I cant understand this remark -
If I buy three machines on ec2 will I need to establish a domain controller/dns server?
What does this restriction mean? and why?
Replication is a time-sensitive application, this means that timing assumptions have to be done in order to get the distributed state synchronized across the replicas.
The Internet is an asynchronous network per definition, the network asynchronously evolves and there's no way to make assumptions on delivery times, neither in case MPLS (Multiprotocol Label Switching) paths are defined: the BGP (Border Gateway Protocol) introduces a lot of unpredictability, paths can be very unpredictable, and this translates in unpredictable latency.

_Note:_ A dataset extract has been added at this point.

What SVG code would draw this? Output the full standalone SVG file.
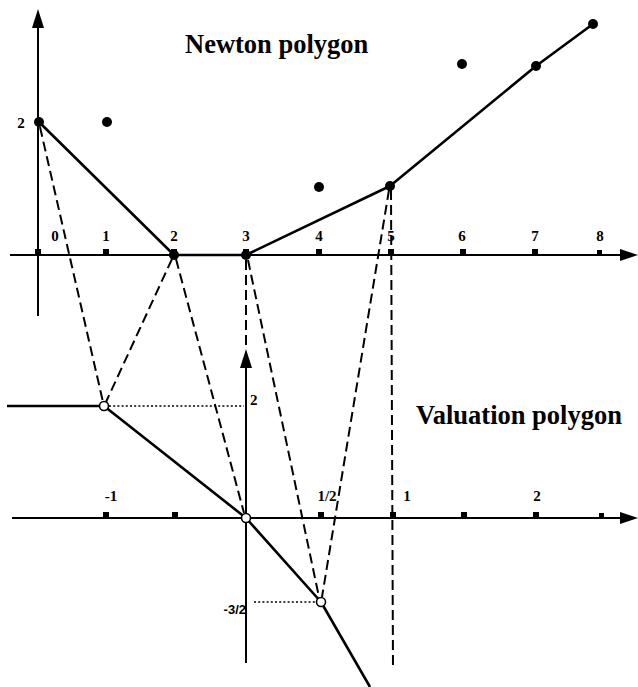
<svg xmlns="http://www.w3.org/2000/svg" width="638" height="687" viewBox="0 0 638 687">
<style>
.ax{stroke:#000;stroke-width:2;fill:none}
.poly{stroke:#000;stroke-width:2.6;fill:none;stroke-linejoin:round}
.dash{stroke:#000;stroke-width:2;fill:none;stroke-dasharray:10 5}
.dot{stroke:#000;stroke-width:1.5;fill:none;stroke-dasharray:2 2.2}
.pt{fill:#000}
.op{fill:#fff;stroke:#000;stroke-width:1.6}
.tk{fill:#000}
.lbl{font-family:"Liberation Serif","Times New Roman",serif;font-weight:bold;font-size:15px;fill:#000}
.ttl{font-family:"Liberation Serif","Times New Roman",serif;font-weight:bold;font-size:26.5px;fill:#000}
</style>
<rect width="638" height="687" fill="#fff"/>
<g id="newton-axes">
<line class="ax" x1="10" y1="255" x2="622" y2="255"/>
<polygon points="638,255 620,249 620,261" fill="#000"/>
<line class="ax" x1="38" y1="316" x2="38" y2="26"/>
<polygon points="38,9 32,28 44,28" fill="#000"/>
<g class="tk">
<rect x="35" y="249" width="6" height="6"/>
<rect x="103" y="249" width="6" height="6"/>
<rect x="171" y="249" width="6" height="6"/>
<rect x="243" y="249" width="6" height="6"/>
<rect x="316" y="249" width="6" height="6"/>
<rect x="388" y="249" width="6" height="6"/>
<rect x="460" y="249" width="6" height="6"/>
<rect x="532" y="249" width="6" height="6"/>
<rect x="597" y="250" width="5" height="5"/>
</g>
<g class="lbl" text-anchor="middle">
<text x="55" y="241">0</text>
<text x="106" y="241">1</text>
<text x="174" y="241">2</text>
<text x="246" y="241">3</text>
<text x="319" y="241">4</text>
<text x="391" y="241">5</text>
<text x="462" y="241">6</text>
<text x="535" y="241">7</text>
<text x="600" y="241">8</text>
<text x="21" y="128">2</text>
</g>
</g>
<g id="valuation-axes">
<line class="ax" x1="12" y1="518" x2="622" y2="518"/>
<polygon points="638,518 620,512 620,524" fill="#000"/>
<line class="ax" x1="246" y1="663" x2="246" y2="366"/>
<polygon points="246,349 240,368 252,368" fill="#000"/>
<g class="tk">
<rect x="103" y="512" width="6" height="6"/>
<rect x="172" y="512" width="6" height="6"/>
<rect x="318" y="512" width="6" height="6"/>
<rect x="390" y="512" width="6" height="6"/>
<rect x="461" y="512" width="6" height="6"/>
<rect x="533" y="512" width="6" height="6"/>
<rect x="599" y="513" width="5" height="5"/>
</g>
<g class="lbl">
<text x="111" y="501" text-anchor="middle">-1</text>
<text x="327" y="501" text-anchor="middle">1/2</text>
<text x="407" y="501" text-anchor="middle">1</text>
<text x="537" y="501" text-anchor="middle">2</text>
<text x="250" y="405">2</text>
<text x="246" y="614" text-anchor="end" font-family="Liberation Sans, Arial, sans-serif" font-size="13">-3/2</text>
</g>
</g>
<g id="titles">
<text class="ttl" x="185" y="53">Newton polygon</text>
<text class="ttl" x="416" y="424">Valuation polygon</text>
</g>
<g id="connectors">
<polyline class="poly" points="39,122 174,255 246,255 390,186 536,66 593,24"/>
<polyline class="poly" points="7,406 104,406 246,518 321,602 370,687"/>
<line class="dash" x1="40" y1="127" x2="103" y2="402"/>
<line class="dash" x1="172" y1="259" x2="106" y2="402"/>
<line class="dash" x1="176" y1="259" x2="244" y2="513"/>
<line class="dash" x1="246" y1="260" x2="246" y2="350"/>
<line class="dash" x1="248" y1="260" x2="319" y2="597"/>
<line class="dash" x1="389" y1="190" x2="322" y2="597"/>
<line class="dash" x1="391" y1="190" x2="393" y2="668"/>
<line class="dot" x1="109" y1="406" x2="244" y2="406"/>
<line class="dot" x1="254" y1="602" x2="316" y2="602"/>
</g>
<g id="n-0-2"><circle class="pt" cx="39" cy="122" r="5"/></g>
<g id="n-1-2"><circle class="pt" cx="107" cy="122" r="5"/></g>
<g id="n-2-0"><circle class="pt" cx="174" cy="255" r="5"/></g>
<g id="n-3-0"><circle class="pt" cx="246" cy="255" r="5"/></g>
<g id="n-4-1"><circle class="pt" cx="319" cy="187" r="5"/></g>
<g id="n-5-1"><circle class="pt" cx="390" cy="186" r="5"/></g>
<g id="n-6-3"><circle class="pt" cx="462" cy="64" r="5"/></g>
<g id="n-7-3"><circle class="pt" cx="536" cy="66" r="5"/></g>
<g id="n-8-4"><circle class="pt" cx="593" cy="24" r="5"/></g>
<g id="v-m1-2"><circle class="op" cx="104" cy="406" r="4.5"/></g>
<g id="v-0-0"><circle class="op" cx="246" cy="518" r="4.5"/></g>
<g id="v-half-m3half"><circle class="op" cx="321" cy="602" r="4.5"/></g>
</svg>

According to above, unpredictable latency is a killer factor for Active-Active replication (i.e. mirroring the state synchronously among the replicas to reach a consistent distributed state).
Another problem to be taken into consideration consists in the Network Partitioning: in a set of replicas, one or more can be isolated creating "islands of non-consistent replicas": let's assume the replica set R = { R1, R2, R3, ..., RN }, for network connectivity reasons (e.g. BGP problems) a subset of replicas like {R1, R2, R3} may be isolated from the remaining ones. Network partitioning implies distributed state inconsistencies: the subset of replicas will be consistent, but globally they evolve independently towards a corrupted distributed state.
The CAP Theorem deals with the replication problem over the WAN (Wide Area Network, i.e. the Internet). It states:
Consistency, Availability and Partitioning cannot be achieved over the WAN or another asynchronous network, 2 out of 3 need to be chosen for large scale distributed systems (e.g. Availability and Network Partitioning for the well known NoSQL databases).
Coming back to the original question: according to above, that statement (from RabbitMQ documentation) tries to sum up in a pragmatic way the problems that I highlighted above (i.e. Active-Active replication cannot be achieved over the WAN). For this reason, if you need to replicate your Broker instances over the WAN, techniques like the Shoveling and Federation are commonly used in RabbitMQ deploys.
It means if you have 3 EC2 instances in your cluster, they should be in the same data center. Not US East and US West for example*. RabbitMQ uses Erlang's node communication and is pretty chatty. Low latency communication is critical to having a performant cluster.
*Ideally even the same subnet, but that's not always possible.